Haha cheers! I like you  with that sort of attitude it will be real easy for you to make some bucks. Unfortunately you are swinging through as things are slowing down, but you can still make some cash shoveling horse shit all year round. The best method is to see a farm, walk up to the front door and ask if they need any chores done and more times then not if you are a strong person you end up with a couple days of work. Relax I was just bustin your balls, but you have the right fire for the road!


----------



## RainyDaze (Aug 25, 2015)

JimH1991 said:


> Relax I was just bustin your balls, but you have the right fire for the road!



Haha I was thinking the same thing when I was reading her retaliation. You'll do fine.


----------



## MirandaLeigh (Aug 25, 2015)

The door to door method is something I'll try for sure, I'm a tiny girl but can actually haul it pretty well. It's the small ones you need to watch out for! >__> it's okay, I knew I'd get some flack for being a tiny white girl, I'm ready for it. xD


----------



## Durp (Aug 25, 2015)

I meant mentally strong. Just show up in your shit kicker boots with a can do attitude. If they say no, go ask the neighbor. There is never just one farm in a rural town. Wwoof is bullshit and real farmers typically hate woofers cause they are lazy and break lots of equpiment. Door to door is way more effective and pays more.


----------



## MirandaLeigh (Aug 25, 2015)

DEAL! thank you ^__^


----------



## Durp (Aug 25, 2015)

Hahah see.... I'm not soooo bad after all  sorry for being a dick tho ... my humor is described as twisted at best.....


----------



## RainyDaze (Aug 25, 2015)

I can't offer too much but if you are into trim and you end up in the Cali area looking for work SOON I might be able to hook you up with some. I have some connections in the area that have been trying to get me back down there for awhile since they're short this season but I have some things holding me back from leaving currently. Apple farm is a good place too in Philo. That's probably more what you're looking for but like Jim said you're swinging in when things are slowing down. Trim is alive and well right now though.


----------



## Odin (Aug 25, 2015)

MirandaLeigh said:


> I'm a tiny girl but can actually haul it pretty well.





MirandaLeigh said:


> knew I'd get some flack for being a tiny white girl, I'm ready for it. xD



YOu look super tough to me girl... I'm no PushOVer... but I'm a chill guy... I would not want to wake up getting shanked by you. ::drinkingbuddy::




JimH1991 said:


> Hahah see.... I'm not soooo bad after all  sorry for being a dick tho ... my humor is described as twisted at best.....

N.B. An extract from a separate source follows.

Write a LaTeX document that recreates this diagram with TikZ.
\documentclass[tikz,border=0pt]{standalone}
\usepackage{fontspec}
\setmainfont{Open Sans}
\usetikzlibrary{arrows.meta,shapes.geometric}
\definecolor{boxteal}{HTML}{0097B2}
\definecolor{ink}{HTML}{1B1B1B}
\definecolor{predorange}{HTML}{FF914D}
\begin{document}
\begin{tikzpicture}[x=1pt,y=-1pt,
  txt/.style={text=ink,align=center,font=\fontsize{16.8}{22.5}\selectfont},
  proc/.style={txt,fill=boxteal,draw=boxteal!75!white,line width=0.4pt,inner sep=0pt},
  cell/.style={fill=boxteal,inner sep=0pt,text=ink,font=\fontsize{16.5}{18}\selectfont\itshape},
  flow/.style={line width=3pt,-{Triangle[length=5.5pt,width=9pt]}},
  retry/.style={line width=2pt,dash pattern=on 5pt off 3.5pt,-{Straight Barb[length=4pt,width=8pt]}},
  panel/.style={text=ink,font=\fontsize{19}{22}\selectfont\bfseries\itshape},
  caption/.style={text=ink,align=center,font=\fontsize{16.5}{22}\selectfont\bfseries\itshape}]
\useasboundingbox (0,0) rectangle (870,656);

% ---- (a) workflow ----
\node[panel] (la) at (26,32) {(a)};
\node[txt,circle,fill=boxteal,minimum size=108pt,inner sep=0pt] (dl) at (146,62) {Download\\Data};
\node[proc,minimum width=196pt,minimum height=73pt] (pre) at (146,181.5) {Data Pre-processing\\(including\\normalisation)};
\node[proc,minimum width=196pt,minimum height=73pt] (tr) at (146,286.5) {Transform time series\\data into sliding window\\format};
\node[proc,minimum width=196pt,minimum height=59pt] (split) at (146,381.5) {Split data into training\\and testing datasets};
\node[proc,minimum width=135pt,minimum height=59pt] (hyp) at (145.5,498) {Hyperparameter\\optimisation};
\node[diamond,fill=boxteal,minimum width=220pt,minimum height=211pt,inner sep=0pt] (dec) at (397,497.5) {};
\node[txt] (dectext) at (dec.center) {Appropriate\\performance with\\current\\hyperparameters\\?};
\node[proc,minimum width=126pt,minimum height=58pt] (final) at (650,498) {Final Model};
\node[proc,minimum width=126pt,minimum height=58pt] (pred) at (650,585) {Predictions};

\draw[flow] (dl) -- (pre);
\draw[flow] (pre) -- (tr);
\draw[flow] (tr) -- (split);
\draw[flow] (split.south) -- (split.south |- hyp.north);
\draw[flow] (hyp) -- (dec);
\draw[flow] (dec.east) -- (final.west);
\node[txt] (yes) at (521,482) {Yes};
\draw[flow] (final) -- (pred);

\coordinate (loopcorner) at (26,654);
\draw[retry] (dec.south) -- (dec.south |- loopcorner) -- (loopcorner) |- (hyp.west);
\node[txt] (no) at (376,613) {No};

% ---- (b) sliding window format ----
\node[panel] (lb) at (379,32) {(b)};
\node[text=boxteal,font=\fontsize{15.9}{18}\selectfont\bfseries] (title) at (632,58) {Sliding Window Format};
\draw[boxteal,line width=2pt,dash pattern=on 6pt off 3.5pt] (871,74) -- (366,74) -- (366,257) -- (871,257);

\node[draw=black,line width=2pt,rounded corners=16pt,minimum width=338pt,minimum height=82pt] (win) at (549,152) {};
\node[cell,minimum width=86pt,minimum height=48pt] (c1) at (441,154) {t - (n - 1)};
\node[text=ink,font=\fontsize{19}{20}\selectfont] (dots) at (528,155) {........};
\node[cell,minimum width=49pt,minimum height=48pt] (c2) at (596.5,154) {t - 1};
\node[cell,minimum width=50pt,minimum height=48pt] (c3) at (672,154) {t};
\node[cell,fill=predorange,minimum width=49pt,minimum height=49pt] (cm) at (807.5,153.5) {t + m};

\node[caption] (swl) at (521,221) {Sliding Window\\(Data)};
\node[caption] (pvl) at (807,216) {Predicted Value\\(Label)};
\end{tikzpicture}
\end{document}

You bastard... let me buy you a beer.


----------



## Durp (Aug 25, 2015)

Beer? Where! I LOVE beer! Beer beer beer beer, beer beer beer beer, beer!


----------



## MirandaLeigh (Aug 25, 2015)




----------



## Deleted member 13433 (Aug 26, 2015)

But Jim is right though - the 100 hour work week is very much alive and well here in the states, and people who I know who come here from Europe - say, Poland.... come to find once the novelty wears off that they were actually better off back home because of the inability to find a decent job with humane hours.

I wish you the best of luck.
Incidently, when the time comes I'm looking to head way way up north myself.

The population explosion here in the States, this whole rat race.... I'm sorry but I can't think of anything positive to say - but I also recognize that's due to my own personal situation.

Again, best of luck and much blessings.


----------



## barshowfamily (Aug 26, 2015)

Google "sugar beet harvest". I've heard good things about that. Also, Yuma Az is the produce capital of the southwest. Free camping is plentiful on BLM land and they pay cash plus produce.


----------



## Rob Nothing (Aug 28, 2015)

Anywhere along the coast, otherwise might have to look beyond USA for consistent mild temps like that. Try the 101


----------